● SOURCE EXCERPT:
-- Begin --
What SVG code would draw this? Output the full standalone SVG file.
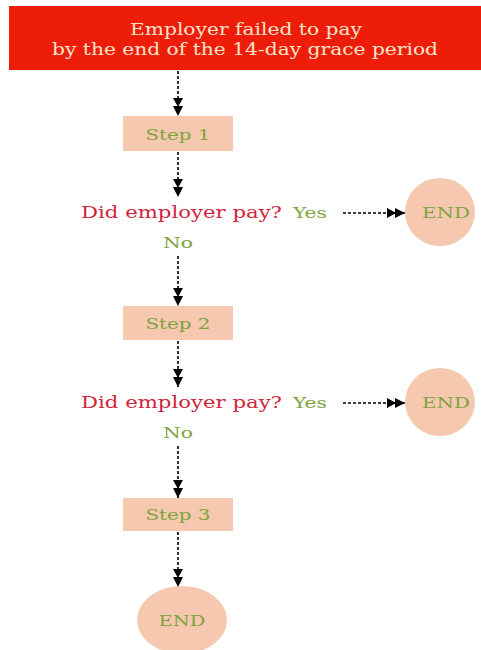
<svg xmlns="http://www.w3.org/2000/svg" width="481" height="650" viewBox="0 0 481 650">
<style>
.hdr{fill:#ee1d0a}
.hdrt{fill:#f7e3c9;font-family:"DejaVu Serif","Liberation Serif",serif;font-size:16px;text-anchor:middle}
.box{fill:#f6c8b0}
.g{fill:#7ea33d;font-family:"DejaVu Serif","Liberation Serif",serif;font-size:15px;text-anchor:middle}
.r{fill:#d1233a;font-family:"DejaVu Serif","Liberation Serif",serif;font-size:16px}
.con{stroke:#000;stroke-width:1.6;stroke-dasharray:3 2;fill:none}
</style>
<defs>
<marker id="dh" viewBox="0 0 18 10" refX="18" refY="5" markerWidth="18" markerHeight="10" markerUnits="userSpaceOnUse" orient="auto">
<path d="M0,0 L9,5 L0,10 Z M8,0 L18,5 L8,10 Z" fill="#000"/>
</marker>
</defs>
<g id="start">
<rect class="hdr" x="9" y="6" width="472" height="64"/>
<text class="hdrt" x="246" y="35" textLength="232" lengthAdjust="spacingAndGlyphs">Employer failed to pay</text>
<text class="hdrt" x="245" y="55" textLength="386" lengthAdjust="spacingAndGlyphs">by the end of the 14-day grace period</text>
</g>
<g id="step1">
<rect class="box" x="123" y="116" width="110" height="35"/>
<text class="g" x="178" y="140" textLength="65" lengthAdjust="spacingAndGlyphs">Step 1</text>
</g>
<g id="decision1">
<text class="r" x="81" y="218" textLength="201" lengthAdjust="spacingAndGlyphs">Did employer pay?</text>
<text class="g" x="310" y="218" textLength="34" lengthAdjust="spacingAndGlyphs">Yes</text>
<text class="g" x="178" y="248" textLength="30" lengthAdjust="spacingAndGlyphs">No</text>
</g>
<g id="end1">
<ellipse class="box" cx="440" cy="212" rx="35" ry="34"/>
<text class="g" x="446" y="218" textLength="48" lengthAdjust="spacingAndGlyphs">END</text>
</g>
<g id="step2">
<rect class="box" x="123" y="306" width="110" height="34"/>
<text class="g" x="178" y="329" textLength="65" lengthAdjust="spacingAndGlyphs">Step 2</text>
</g>
<g id="decision2">
<text class="r" x="81" y="408" textLength="201" lengthAdjust="spacingAndGlyphs">Did employer pay?</text>
<text class="g" x="310" y="408" textLength="34" lengthAdjust="spacingAndGlyphs">Yes</text>
<text class="g" x="178" y="438" textLength="30" lengthAdjust="spacingAndGlyphs">No</text>
</g>
<g id="end2">
<ellipse class="box" cx="440" cy="402" rx="35" ry="34"/>
<text class="g" x="446" y="408" textLength="48" lengthAdjust="spacingAndGlyphs">END</text>
</g>
<g id="step3">
<rect class="box" x="123" y="498" width="110" height="33"/>
<text class="g" x="178" y="520" textLength="65" lengthAdjust="spacingAndGlyphs">Step 3</text>
</g>
<g id="end3">
<ellipse class="box" cx="182" cy="620" rx="45" ry="34"/>
<text class="g" x="182" y="626" textLength="47" lengthAdjust="spacingAndGlyphs">END</text>
</g>
<g id="connectors">
<path class="con" d="M178,71 V116" marker-end="url(#dh)"/>
<path class="con" d="M178,152 V197" marker-end="url(#dh)"/>
<path class="con" d="M178,256 V306" marker-end="url(#dh)"/>
<path class="con" d="M178,341 V387" marker-end="url(#dh)"/>
<path class="con" d="M178,446 V498" marker-end="url(#dh)"/>
<path class="con" d="M178,532 V587" marker-end="url(#dh)"/>
<path class="con" d="M343,213 H405" marker-end="url(#dh)"/>
<path class="con" d="M343,403 H405" marker-end="url(#dh)"/>
</g>
</svg>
-- End --
Without including any pictures, print all of the material exactly as given.

What SVG code would draw this? Output the full standalone SVG file.
<svg xmlns="http://www.w3.org/2000/svg" width="481" height="650" viewBox="0 0 481 650">
<style>
.hdr{fill:#ee1d0a}
.hdrt{fill:#f7e3c9;font-family:"DejaVu Serif","Liberation Serif",serif;font-size:16px;text-anchor:middle}
.box{fill:#f6c8b0}
.g{fill:#7ea33d;font-family:"DejaVu Serif","Liberation Serif",serif;font-size:15px;text-anchor:middle}
.r{fill:#d1233a;font-family:"DejaVu Serif","Liberation Serif",serif;font-size:16px}
.con{stroke:#000;stroke-width:1.6;stroke-dasharray:3 2;fill:none}
</style>
<defs>
<marker id="dh" viewBox="0 0 18 10" refX="18" refY="5" markerWidth="18" markerHeight="10" markerUnits="userSpaceOnUse" orient="auto">
<path d="M0,0 L9,5 L0,10 Z M8,0 L18,5 L8,10 Z" fill="#000"/>
</marker>
</defs>
<g id="start">
<rect class="hdr" x="9" y="6" width="472" height="64"/>
<text class="hdrt" x="246" y="35" textLength="232" lengthAdjust="spacingAndGlyphs">Employer failed to pay</text>
<text class="hdrt" x="245" y="55" textLength="386" lengthAdjust="spacingAndGlyphs">by the end of the 14-day grace period</text>
</g>
<g id="step1">
<rect class="box" x="123" y="116" width="110" height="35"/>
<text class="g" x="178" y="140" textLength="65" lengthAdjust="spacingAndGlyphs">Step 1</text>
</g>
<g id="decision1">
<text class="r" x="81" y="218" textLength="201" lengthAdjust="spacingAndGlyphs">Did employer pay?</text>
<text class="g" x="310" y="218" textLength="34" lengthAdjust="spacingAndGlyphs">Yes</text>
<text class="g" x="178" y="248" textLength="30" lengthAdjust="spacingAndGlyphs">No</text>
</g>
<g id="end1">
<ellipse class="box" cx="440" cy="212" rx="35" ry="34"/>
<text class="g" x="446" y="218" textLength="48" lengthAdjust="spacingAndGlyphs">END</text>
</g>
<g id="step2">
<rect class="box" x="123" y="306" width="110" height="34"/>
<text class="g" x="178" y="329" textLength="65" lengthAdjust="spacingAndGlyphs">Step 2</text>
</g>
<g id="decision2">
<text class="r" x="81" y="408" textLength="201" lengthAdjust="spacingAndGlyphs">Did employer pay?</text>
<text class="g" x="310" y="408" textLength="34" lengthAdjust="spacingAndGlyphs">Yes</text>
<text class="g" x="178" y="438" textLength="30" lengthAdjust="spacingAndGlyphs">No</text>
</g>
<g id="end2">
<ellipse class="box" cx="440" cy="402" rx="35" ry="34"/>
<text class="g" x="446" y="408" textLength="48" lengthAdjust="spacingAndGlyphs">END</text>
</g>
<g id="step3">
<rect class="box" x="123" y="498" width="110" height="33"/>
<text class="g" x="178" y="520" textLength="65" lengthAdjust="spacingAndGlyphs">Step 3</text>
</g>
<g id="end3">
<ellipse class="box" cx="182" cy="620" rx="45" ry="34"/>
<text class="g" x="182" y="626" textLength="47" lengthAdjust="spacingAndGlyphs">END</text>
</g>
<g id="connectors">
<path class="con" d="M178,71 V116" marker-end="url(#dh)"/>
<path class="con" d="M178,152 V197" marker-end="url(#dh)"/>
<path class="con" d="M178,256 V306" marker-end="url(#dh)"/>
<path class="con" d="M178,341 V387" marker-end="url(#dh)"/>
<path class="con" d="M178,446 V498" marker-end="url(#dh)"/>
<path class="con" d="M178,532 V587" marker-end="url(#dh)"/>
<path class="con" d="M343,213 H405" marker-end="url(#dh)"/>
<path class="con" d="M343,403 H405" marker-end="url(#dh)"/>
</g>
</svg>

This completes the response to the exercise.